##### Supplied data #####
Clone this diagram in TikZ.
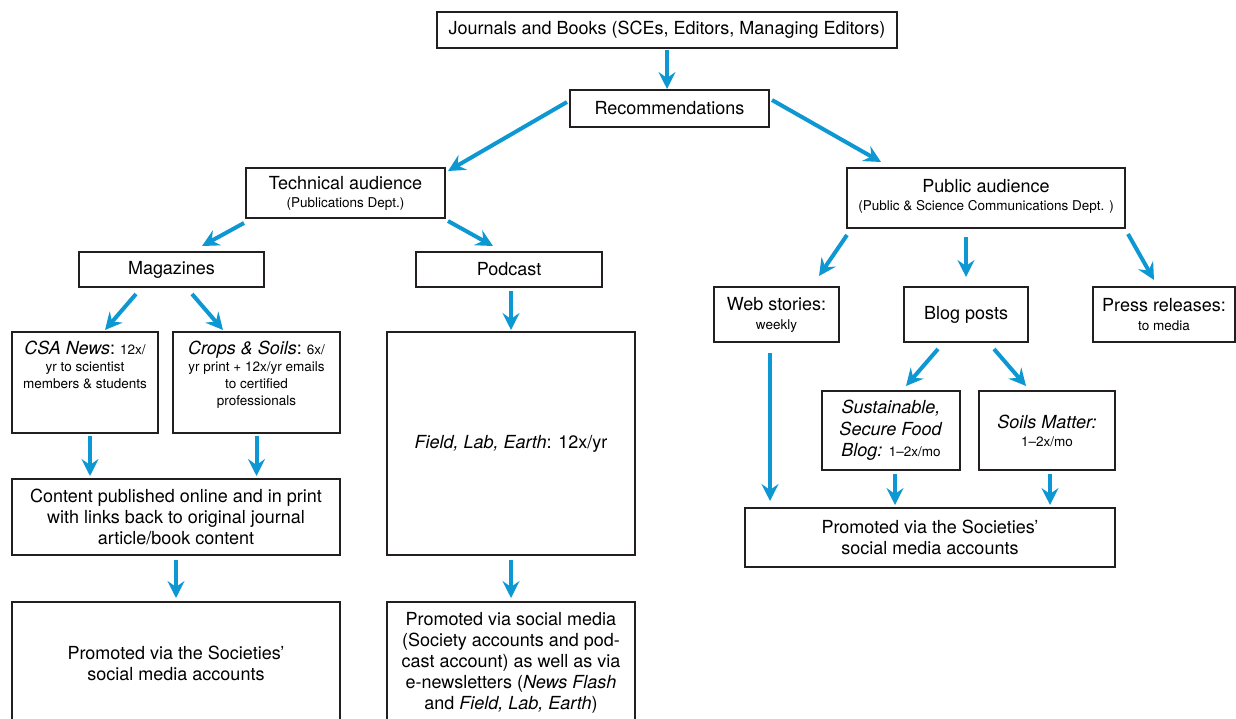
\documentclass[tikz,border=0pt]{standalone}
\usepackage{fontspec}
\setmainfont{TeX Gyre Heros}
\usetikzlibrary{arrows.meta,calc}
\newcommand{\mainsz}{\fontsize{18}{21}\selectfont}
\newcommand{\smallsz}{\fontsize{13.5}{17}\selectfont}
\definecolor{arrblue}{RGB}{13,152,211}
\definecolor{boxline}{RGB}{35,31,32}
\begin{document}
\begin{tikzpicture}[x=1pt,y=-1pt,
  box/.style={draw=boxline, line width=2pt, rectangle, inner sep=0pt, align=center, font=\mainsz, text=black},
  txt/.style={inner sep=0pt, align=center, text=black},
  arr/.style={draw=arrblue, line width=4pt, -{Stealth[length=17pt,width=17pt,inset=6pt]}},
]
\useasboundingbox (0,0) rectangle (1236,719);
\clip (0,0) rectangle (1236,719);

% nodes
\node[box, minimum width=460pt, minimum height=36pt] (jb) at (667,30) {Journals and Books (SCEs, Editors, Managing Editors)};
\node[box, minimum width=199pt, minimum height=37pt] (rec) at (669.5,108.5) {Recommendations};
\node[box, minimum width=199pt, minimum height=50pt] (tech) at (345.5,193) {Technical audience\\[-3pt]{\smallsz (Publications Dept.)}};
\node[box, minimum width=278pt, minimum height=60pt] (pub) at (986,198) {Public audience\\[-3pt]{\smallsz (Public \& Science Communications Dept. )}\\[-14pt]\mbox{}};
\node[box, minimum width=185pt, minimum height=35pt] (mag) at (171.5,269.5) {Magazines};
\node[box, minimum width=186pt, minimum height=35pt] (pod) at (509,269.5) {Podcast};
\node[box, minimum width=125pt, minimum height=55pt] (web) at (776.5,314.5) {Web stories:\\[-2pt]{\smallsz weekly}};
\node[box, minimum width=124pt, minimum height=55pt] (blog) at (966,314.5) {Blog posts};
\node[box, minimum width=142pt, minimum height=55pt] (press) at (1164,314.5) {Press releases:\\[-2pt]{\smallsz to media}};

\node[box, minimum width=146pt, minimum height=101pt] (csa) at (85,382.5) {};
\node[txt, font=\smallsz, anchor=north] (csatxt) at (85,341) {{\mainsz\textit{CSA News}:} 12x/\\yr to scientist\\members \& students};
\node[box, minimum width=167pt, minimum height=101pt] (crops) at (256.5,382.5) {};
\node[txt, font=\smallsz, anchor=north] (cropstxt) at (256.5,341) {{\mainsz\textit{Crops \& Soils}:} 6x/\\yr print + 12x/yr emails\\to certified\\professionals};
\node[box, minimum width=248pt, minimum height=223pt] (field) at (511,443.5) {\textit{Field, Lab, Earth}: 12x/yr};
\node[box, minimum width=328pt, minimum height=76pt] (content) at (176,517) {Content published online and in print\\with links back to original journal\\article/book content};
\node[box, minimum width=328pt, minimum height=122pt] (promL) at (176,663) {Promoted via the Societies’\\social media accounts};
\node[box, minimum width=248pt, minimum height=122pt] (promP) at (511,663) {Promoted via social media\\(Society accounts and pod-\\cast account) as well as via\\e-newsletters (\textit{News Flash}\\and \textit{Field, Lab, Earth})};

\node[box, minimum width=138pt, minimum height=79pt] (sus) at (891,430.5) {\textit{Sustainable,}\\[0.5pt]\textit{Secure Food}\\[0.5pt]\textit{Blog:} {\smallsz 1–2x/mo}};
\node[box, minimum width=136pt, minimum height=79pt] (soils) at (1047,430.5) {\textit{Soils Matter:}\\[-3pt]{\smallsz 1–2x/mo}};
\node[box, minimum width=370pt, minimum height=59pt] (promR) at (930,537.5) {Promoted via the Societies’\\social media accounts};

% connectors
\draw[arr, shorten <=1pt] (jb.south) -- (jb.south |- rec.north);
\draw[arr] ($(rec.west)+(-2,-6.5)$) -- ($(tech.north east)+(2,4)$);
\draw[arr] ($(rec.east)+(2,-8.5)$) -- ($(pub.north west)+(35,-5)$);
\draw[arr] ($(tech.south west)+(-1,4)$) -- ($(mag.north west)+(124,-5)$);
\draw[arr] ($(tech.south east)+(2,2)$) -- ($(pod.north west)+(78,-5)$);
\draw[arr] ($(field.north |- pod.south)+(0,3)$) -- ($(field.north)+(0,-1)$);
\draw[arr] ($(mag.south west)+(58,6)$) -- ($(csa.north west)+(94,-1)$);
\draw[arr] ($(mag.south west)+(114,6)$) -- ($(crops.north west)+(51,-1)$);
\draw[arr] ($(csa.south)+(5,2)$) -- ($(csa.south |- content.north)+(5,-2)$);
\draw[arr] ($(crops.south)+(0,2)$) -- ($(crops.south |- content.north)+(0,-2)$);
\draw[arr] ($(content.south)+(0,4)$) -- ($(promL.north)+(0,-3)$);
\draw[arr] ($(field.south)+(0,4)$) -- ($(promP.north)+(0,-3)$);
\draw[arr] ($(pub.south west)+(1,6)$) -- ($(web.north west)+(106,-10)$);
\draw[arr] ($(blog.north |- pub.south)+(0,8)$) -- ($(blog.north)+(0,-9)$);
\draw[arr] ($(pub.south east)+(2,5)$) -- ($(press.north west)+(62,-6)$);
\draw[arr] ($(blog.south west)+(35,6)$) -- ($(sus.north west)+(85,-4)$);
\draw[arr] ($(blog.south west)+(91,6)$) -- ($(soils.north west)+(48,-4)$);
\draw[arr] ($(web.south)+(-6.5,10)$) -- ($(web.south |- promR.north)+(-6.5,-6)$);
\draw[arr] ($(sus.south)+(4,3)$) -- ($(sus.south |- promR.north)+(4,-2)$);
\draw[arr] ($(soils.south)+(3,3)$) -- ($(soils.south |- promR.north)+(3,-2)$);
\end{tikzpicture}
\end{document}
#####
**Problem to solve**: Omit the pictures and reproduce the listing exactly.

**Response to the exercise**:
Clone this diagram in TikZ.
\documentclass[tikz,border=0pt]{standalone}
\usepackage{fontspec}
\setmainfont{TeX Gyre Heros}
\usetikzlibrary{arrows.meta,calc}
\newcommand{\mainsz}{\fontsize{18}{21}\selectfont}
\newcommand{\smallsz}{\fontsize{13.5}{17}\selectfont}
\definecolor{arrblue}{RGB}{13,152,211}
\definecolor{boxline}{RGB}{35,31,32}
\begin{document}
\begin{tikzpicture}[x=1pt,y=-1pt,
  box/.style={draw=boxline, line width=2pt, rectangle, inner sep=0pt, align=center, font=\mainsz, text=black},
  txt/.style={inner sep=0pt, align=center, text=black},
  arr/.style={draw=arrblue, line width=4pt, -{Stealth[length=17pt,width=17pt,inset=6pt]}},
]
\useasboundingbox (0,0) rectangle (1236,719);
\clip (0,0) rectangle (1236,719);

% nodes
\node[box, minimum width=460pt, minimum height=36pt] (jb) at (667,30) {Journals and Books (SCEs, Editors, Managing Editors)};
\node[box, minimum width=199pt, minimum height=37pt] (rec) at (669.5,108.5) {Recommendations};
\node[box, minimum width=199pt, minimum height=50pt] (tech) at (345.5,193) {Technical audience\\[-3pt]{\smallsz (Publications Dept.)}};
\node[box, minimum width=278pt, minimum height=60pt] (pub) at (986,198) {Public audience\\[-3pt]{\smallsz (Public \& Science Communications Dept. )}\\[-14pt]\mbox{}};
\node[box, minimum width=185pt, minimum height=35pt] (mag) at (171.5,269.5) {Magazines};
\node[box, minimum width=186pt, minimum height=35pt] (pod) at (509,269.5) {Podcast};
\node[box, minimum width=125pt, minimum height=55pt] (web) at (776.5,314.5) {Web stories:\\[-2pt]{\smallsz weekly}};
\node[box, minimum width=124pt, minimum height=55pt] (blog) at (966,314.5) {Blog posts};
\node[box, minimum width=142pt, minimum height=55pt] (press) at (1164,314.5) {Press releases:\\[-2pt]{\smallsz to media}};

\node[box, minimum width=146pt, minimum height=101pt] (csa) at (85,382.5) {};
\node[txt, font=\smallsz, anchor=north] (csatxt) at (85,341) {{\mainsz\textit{CSA News}:} 12x/\\yr to scientist\\members \& students};
\node[box, minimum width=167pt, minimum height=101pt] (crops) at (256.5,382.5) {};
\node[txt, font=\smallsz, anchor=north] (cropstxt) at (256.5,341) {{\mainsz\textit{Crops \& Soils}:} 6x/\\yr print + 12x/yr emails\\to certified\\professionals};
\node[box, minimum width=248pt, minimum height=223pt] (field) at (511,443.5) {\textit{Field, Lab, Earth}: 12x/yr};
\node[box, minimum width=328pt, minimum height=76pt] (content) at (176,517) {Content published online and in print\\with links back to original journal\\article/book content};
\node[box, minimum width=328pt, minimum height=122pt] (promL) at (176,663) {Promoted via the Societies’\\social media accounts};
\node[box, minimum width=248pt, minimum height=122pt] (promP) at (511,663) {Promoted via social media\\(Society accounts and pod-\\cast account) as well as via\\e-newsletters (\textit{News Flash}\\and \textit{Field, Lab, Earth})};

\node[box, minimum width=138pt, minimum height=79pt] (sus) at (891,430.5) {\textit{Sustainable,}\\[0.5pt]\textit{Secure Food}\\[0.5pt]\textit{Blog:} {\smallsz 1–2x/mo}};
\node[box, minimum width=136pt, minimum height=79pt] (soils) at (1047,430.5) {\textit{Soils Matter:}\\[-3pt]{\smallsz 1–2x/mo}};
\node[box, minimum width=370pt, minimum height=59pt] (promR) at (930,537.5) {Promoted via the Societies’\\social media accounts};

% connectors
\draw[arr, shorten <=1pt] (jb.south) -- (jb.south |- rec.north);
\draw[arr] ($(rec.west)+(-2,-6.5)$) -- ($(tech.north east)+(2,4)$);
\draw[arr] ($(rec.east)+(2,-8.5)$) -- ($(pub.north west)+(35,-5)$);
\draw[arr] ($(tech.south west)+(-1,4)$) -- ($(mag.north west)+(124,-5)$);
\draw[arr] ($(tech.south east)+(2,2)$) -- ($(pod.north west)+(78,-5)$);
\draw[arr] ($(field.north |- pod.south)+(0,3)$) -- ($(field.north)+(0,-1)$);
\draw[arr] ($(mag.south west)+(58,6)$) -- ($(csa.north west)+(94,-1)$);
\draw[arr] ($(mag.south west)+(114,6)$) -- ($(crops.north west)+(51,-1)$);
\draw[arr] ($(csa.south)+(5,2)$) -- ($(csa.south |- content.north)+(5,-2)$);
\draw[arr] ($(crops.south)+(0,2)$) -- ($(crops.south |- content.north)+(0,-2)$);
\draw[arr] ($(content.south)+(0,4)$) -- ($(promL.north)+(0,-3)$);
\draw[arr] ($(field.south)+(0,4)$) -- ($(promP.north)+(0,-3)$);
\draw[arr] ($(pub.south west)+(1,6)$) -- ($(web.north west)+(106,-10)$);
\draw[arr] ($(blog.north |- pub.south)+(0,8)$) -- ($(blog.north)+(0,-9)$);
\draw[arr] ($(pub.south east)+(2,5)$) -- ($(press.north west)+(62,-6)$);
\draw[arr] ($(blog.south west)+(35,6)$) -- ($(sus.north west)+(85,-4)$);
\draw[arr] ($(blog.south west)+(91,6)$) -- ($(soils.north west)+(48,-4)$);
\draw[arr] ($(web.south)+(-6.5,10)$) -- ($(web.south |- promR.north)+(-6.5,-6)$);
\draw[arr] ($(sus.south)+(4,3)$) -- ($(sus.south |- promR.north)+(4,-2)$);
\draw[arr] ($(soils.south)+(3,3)$) -- ($(soils.south |- promR.north)+(3,-2)$);
\end{tikzpicture}
\end{document}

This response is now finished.